I will first introduce cognitive creativity, and discuss how the construct of cognitive creativity can be measured then briefly describe two empirical studies, one with 20 English L1 learners of Japanese L2 in the US, and one involving 52 Chinese L1 university students in the UK focusing on (a) linguistic production during a group oral interaction task, (b) the Torrance Test of Creative Thinking (TTCT), (c) the paperclip task, an alternative creativity test. I will conclude by contextualizing cognitive creativity as worthy of future investigation in SLA in general, and in cognitive-interactionist SLA and task-based learning in particular.

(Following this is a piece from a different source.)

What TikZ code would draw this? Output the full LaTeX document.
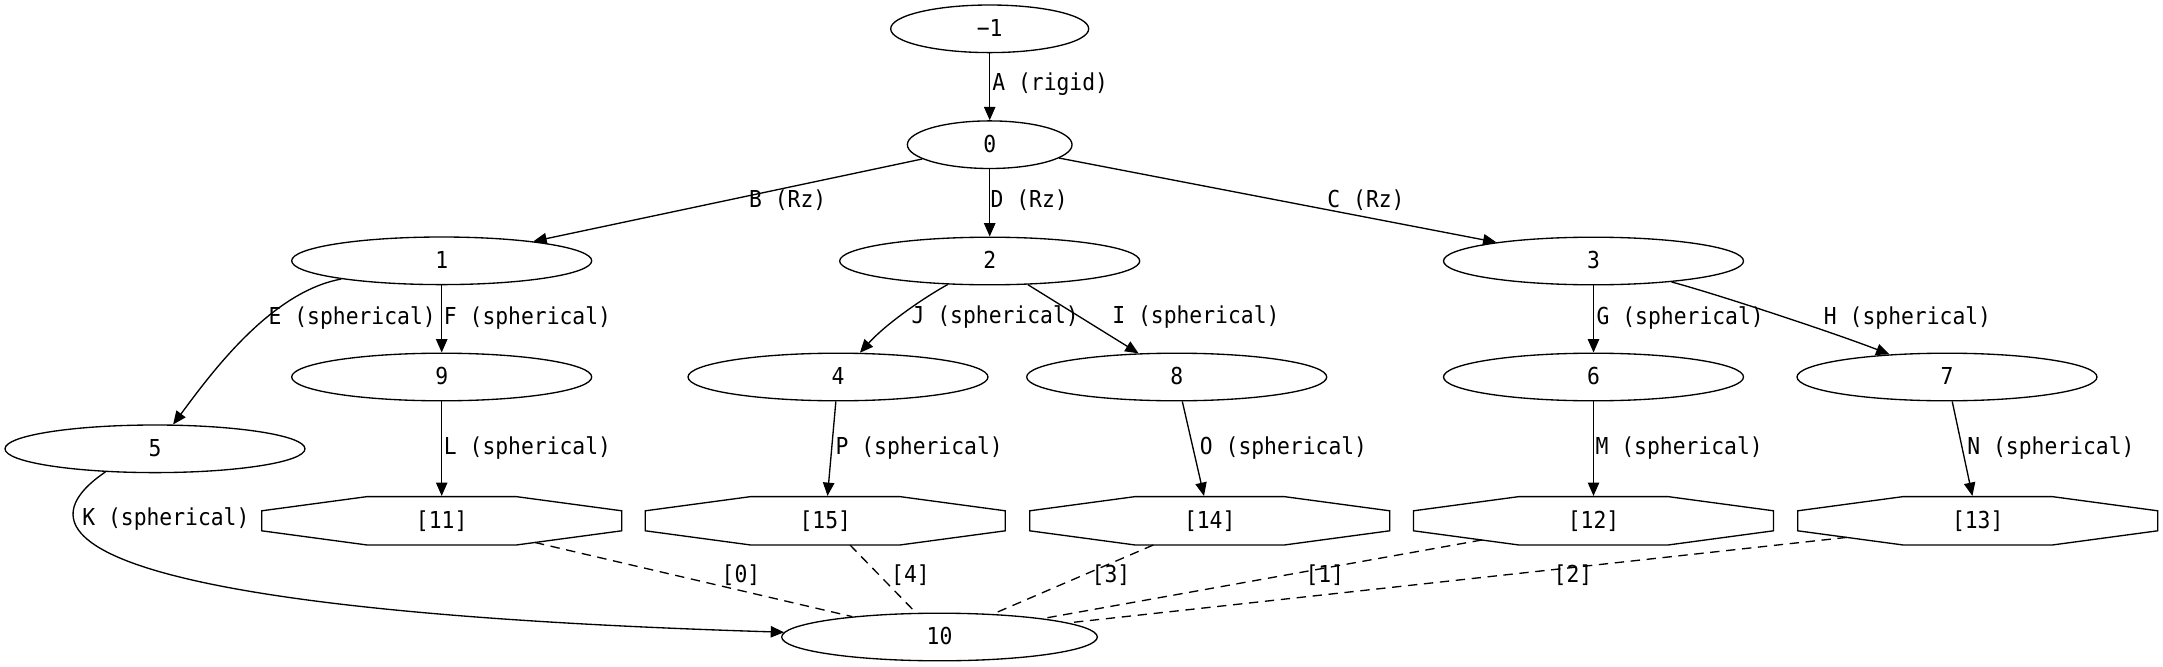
\documentclass[tikz,border=0pt]{standalone}
\usepackage{fontspec}
\newfontfamily\gvfont[FakeStretch=0.915]{DejaVu Sans Mono}
\usetikzlibrary{shapes.geometric,arrows.meta,calc}

\begin{document}
\begin{tikzpicture}[x=0.75pt,y=-0.75pt,line width=1pt, % 1 unit = 1 px of the drawing
        every node/.style={font=\gvfont\fontsize{17.5}{21}\selectfont,inner sep=0pt,text height=13.3pt,text depth=2.3pt},
        joint/.style={ellipse,draw,minimum width=225pt,minimum height=35.7pt},
        octa/.style={minimum width=270pt,minimum height=36.3pt},
        link/.style={-{Triangle[length=10pt,width=8.5pt]}},
        tie/.style={dash pattern=on 7pt off 5pt}]
        \useasboundingbox (0,0) rectangle (2163,667);
        % Root and first joints
        \node[joint,minimum width=148.5pt] (m1) at (989.7,28.8) {−1};
        \node[joint,minimum width=123.5pt] (n0) at (989.7,144.7) {0};
        \node[joint] (n1) at (441.7,260.8) {1};
        \node[joint] (n2) at (989.7,261) {2};
        \node[joint] (n3) at (1593.5,261) {3};
        % Second row
        \node[joint] (n9) at (441.7,377) {9};
        \node[joint] (n4) at (838,377) {4};
        \node[joint] (n8) at (1176.7,377) {8};
        \node[joint] (n6) at (1593.5,377) {6};
        \node[joint] (n7) at (1947,377) {7};
        \node[joint] (n5) at (155,448.8) {5};
        \node[joint,minimum width=236.7pt] (n10) at (939.5,637) {10};
        % Octagons
        \node[octa] (o11) at (441.7,520.8) {[11]};
        \node[octa] (o15) at (825.3,520.8) {[15]};
        \node[octa] (o14) at (1209.7,520.8) {[14]};
        \node[octa] (o12) at (1593.5,520.8) {[12]};
        \node[octa] (o13) at (1977.7,520.8) {[13]};
        \foreach \o in {o11,o15,o14,o12,o13}
            \draw ($(\o)+(-74.5,-24.2)$) -- ($(\o)+(74.5,-24.2)$) -- ($(\o)+(180,-10)$) -- ($(\o)+(180,10)$)
                -- ($(\o)+(74.5,24.2)$) -- ($(\o)+(-74.5,24.2)$) -- ($(\o)+(-180,10)$) -- ($(\o)+(-180,-10)$) -- cycle;
        % Edges
        \draw[link] (m1) -- (n0);
        \draw[link] (n0) -- (n1);
        \draw[link] (n0) -- (n2);
        \draw[link] (n0) -- (n3);
        \draw[link] (n1) .. controls (270,292) and (210,375) .. (n5);
        \draw[link] (n1) -- (n9);
        \draw[link] (n2) .. controls (920,300) and (885,325) .. (n4);
        \draw[link] (n2) -- (n8);
        \draw[link] (n3) -- (n6);
        \draw[link] (n3) .. controls (1720,295) and (1840,335) .. (n7);
        \draw[link] (n5.205) .. controls (20,530) and (60,610) .. (n10);
        \draw[link] (n9) -- (o11);
        \draw[link] (n4) -- (o15);
        \draw[link] (n8) -- (o14);
        \draw[link] (n6) -- (o12);
        \draw[link] (n7) -- (o13);
        % Dashed ties
        \draw[tie] ($(o11)+(93.3,21.7)$) -- (n10);
        \draw[tie] ($(o15)+(24.7,24.2)$) -- (n10);
        \draw[tie] ($(o14)+(-56.4,24.2)$) -- (n10);
        \draw[tie] ($(o12)+(-111.7,19.2)$) -- (n10);
        \draw[tie] ($(o13)+(-131,16.6)$) -- (n10);
        % Labels
        \node[anchor=west] (lA) at (991.7,83.3) {A (rigid)};
        \node[anchor=west] (lB) at (748.5,200) {B (Rz)};
        \node[anchor=west] (lD) at (990,200) {D (Rz)};
        \node[anchor=west] (lC) at (1326.8,200) {C (Rz)};
        \node[anchor=west] (lE) at (268,316.7) {E (spherical)};
        \node[anchor=west] (lF) at (443.3,316.7) {F (spherical)};
        \node[anchor=west] (lJ) at (911,315.7) {J (spherical)};
        \node[anchor=west] (lI) at (1111.7,315.7) {I (spherical)};
        \node[anchor=west] (lG) at (1596,316.7) {G (spherical)};
        \node[anchor=west] (lH) at (1823.3,316.7) {H (spherical)};
        \node[anchor=west] (lL) at (443.3,446.7) {L (spherical)};
        \node[anchor=west] (lP) at (835,446.7) {P (spherical)};
        \node[anchor=west] (lO) at (1199.3,446.7) {O (spherical)};
        \node[anchor=west] (lM) at (1595,446.7) {M (spherical)};
        \node[anchor=west] (lN) at (1966.7,446.7) {N (spherical)};
        \node[anchor=west] (lK) at (81.7,518.3) {K (spherical)};
        \node (l0) at (741,575) {[0]};
        \node (l4) at (910.5,575) {[4]};
        \node (l3) at (1111,575) {[3]};
        \node (l1) at (1324.8,575) {[1]};
        \node (l2) at (1573,575) {[2]};
    \end{tikzpicture}
\end{document}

Alison Mackey is Professor of Linguistics at Georgetown University in Washington, DC and in summers, Professor of Applied Linguistics at Lancaster University in the UK. She researches how second languages are learned and how they might best be taught. She investigates second language learning across the lifespan, including how additional languages are learned at different ages, looking at both younger and older children, as well as college age, prime-of-life, and (in one study) elderly adults. She is also a leading expert in second language research methodology. Her work has been published in all of the top scholarly journals, as well as in edited collections published by Cambridge University Press, Oxford University Press, John Benjamins and others.